***** Collected data *****
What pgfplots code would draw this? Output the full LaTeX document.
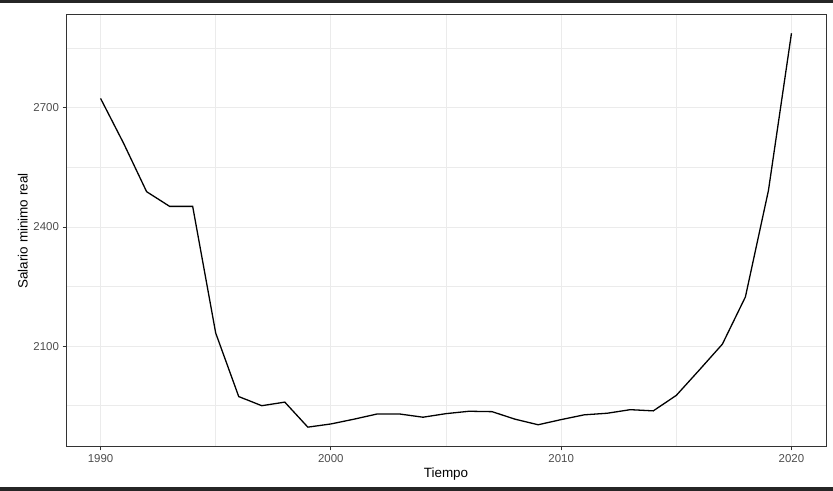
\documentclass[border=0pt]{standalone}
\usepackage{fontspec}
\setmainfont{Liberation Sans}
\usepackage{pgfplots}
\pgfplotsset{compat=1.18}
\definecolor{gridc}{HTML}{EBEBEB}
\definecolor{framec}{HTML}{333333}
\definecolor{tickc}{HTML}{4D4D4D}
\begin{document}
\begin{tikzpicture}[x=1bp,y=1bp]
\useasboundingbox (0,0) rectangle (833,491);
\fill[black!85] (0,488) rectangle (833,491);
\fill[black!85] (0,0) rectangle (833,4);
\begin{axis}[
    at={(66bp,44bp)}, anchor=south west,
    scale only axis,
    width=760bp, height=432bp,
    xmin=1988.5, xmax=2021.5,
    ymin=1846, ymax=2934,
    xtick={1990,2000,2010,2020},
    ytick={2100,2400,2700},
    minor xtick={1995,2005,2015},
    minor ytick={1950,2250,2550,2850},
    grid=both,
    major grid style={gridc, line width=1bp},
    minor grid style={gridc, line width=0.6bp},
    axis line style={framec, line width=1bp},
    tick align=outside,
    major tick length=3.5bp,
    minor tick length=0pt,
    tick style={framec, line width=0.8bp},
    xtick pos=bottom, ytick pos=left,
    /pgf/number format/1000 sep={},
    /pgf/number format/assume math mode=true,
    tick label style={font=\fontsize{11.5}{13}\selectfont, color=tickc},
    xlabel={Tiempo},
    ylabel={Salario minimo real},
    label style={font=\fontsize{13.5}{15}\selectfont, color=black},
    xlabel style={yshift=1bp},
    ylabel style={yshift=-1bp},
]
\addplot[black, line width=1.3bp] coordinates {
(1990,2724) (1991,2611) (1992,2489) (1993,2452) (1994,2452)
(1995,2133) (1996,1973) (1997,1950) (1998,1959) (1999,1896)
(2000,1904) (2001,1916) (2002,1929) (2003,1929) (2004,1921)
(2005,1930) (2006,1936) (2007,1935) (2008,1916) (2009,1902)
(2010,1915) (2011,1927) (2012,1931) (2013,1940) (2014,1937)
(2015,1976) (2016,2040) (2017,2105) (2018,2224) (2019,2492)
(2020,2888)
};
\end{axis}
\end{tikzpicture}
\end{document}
*****
#### Task instructions
In your copy, leave out the pictures and reproduce the material above exactly.

#### Exercise response
What pgfplots code would draw this? Output the full LaTeX document.
\documentclass[border=0pt]{standalone}
\usepackage{fontspec}
\setmainfont{Liberation Sans}
\usepackage{pgfplots}
\pgfplotsset{compat=1.18}
\definecolor{gridc}{HTML}{EBEBEB}
\definecolor{framec}{HTML}{333333}
\definecolor{tickc}{HTML}{4D4D4D}
\begin{document}
\begin{tikzpicture}[x=1bp,y=1bp]
\useasboundingbox (0,0) rectangle (833,491);
\fill[black!85] (0,488) rectangle (833,491);
\fill[black!85] (0,0) rectangle (833,4);
\begin{axis}[
    at={(66bp,44bp)}, anchor=south west,
    scale only axis,
    width=760bp, height=432bp,
    xmin=1988.5, xmax=2021.5,
    ymin=1846, ymax=2934,
    xtick={1990,2000,2010,2020},
    ytick={2100,2400,2700},
    minor xtick={1995,2005,2015},
    minor ytick={1950,2250,2550,2850},
    grid=both,
    major grid style={gridc, line width=1bp},
    minor grid style={gridc, line width=0.6bp},
    axis line style={framec, line width=1bp},
    tick align=outside,
    major tick length=3.5bp,
    minor tick length=0pt,
    tick style={framec, line width=0.8bp},
    xtick pos=bottom, ytick pos=left,
    /pgf/number format/1000 sep={},
    /pgf/number format/assume math mode=true,
    tick label style={font=\fontsize{11.5}{13}\selectfont, color=tickc},
    xlabel={Tiempo},
    ylabel={Salario minimo real},
    label style={font=\fontsize{13.5}{15}\selectfont, color=black},
    xlabel style={yshift=1bp},
    ylabel style={yshift=-1bp},
]
\addplot[black, line width=1.3bp] coordinates {
(1990,2724) (1991,2611) (1992,2489) (1993,2452) (1994,2452)
(1995,2133) (1996,1973) (1997,1950) (1998,1959) (1999,1896)
(2000,1904) (2001,1916) (2002,1929) (2003,1929) (2004,1921)
(2005,1930) (2006,1936) (2007,1935) (2008,1916) (2009,1902)
(2010,1915) (2011,1927) (2012,1931) (2013,1940) (2014,1937)
(2015,1976) (2016,2040) (2017,2105) (2018,2224) (2019,2492)
(2020,2888)
};
\end{axis}
\end{tikzpicture}
\end{document}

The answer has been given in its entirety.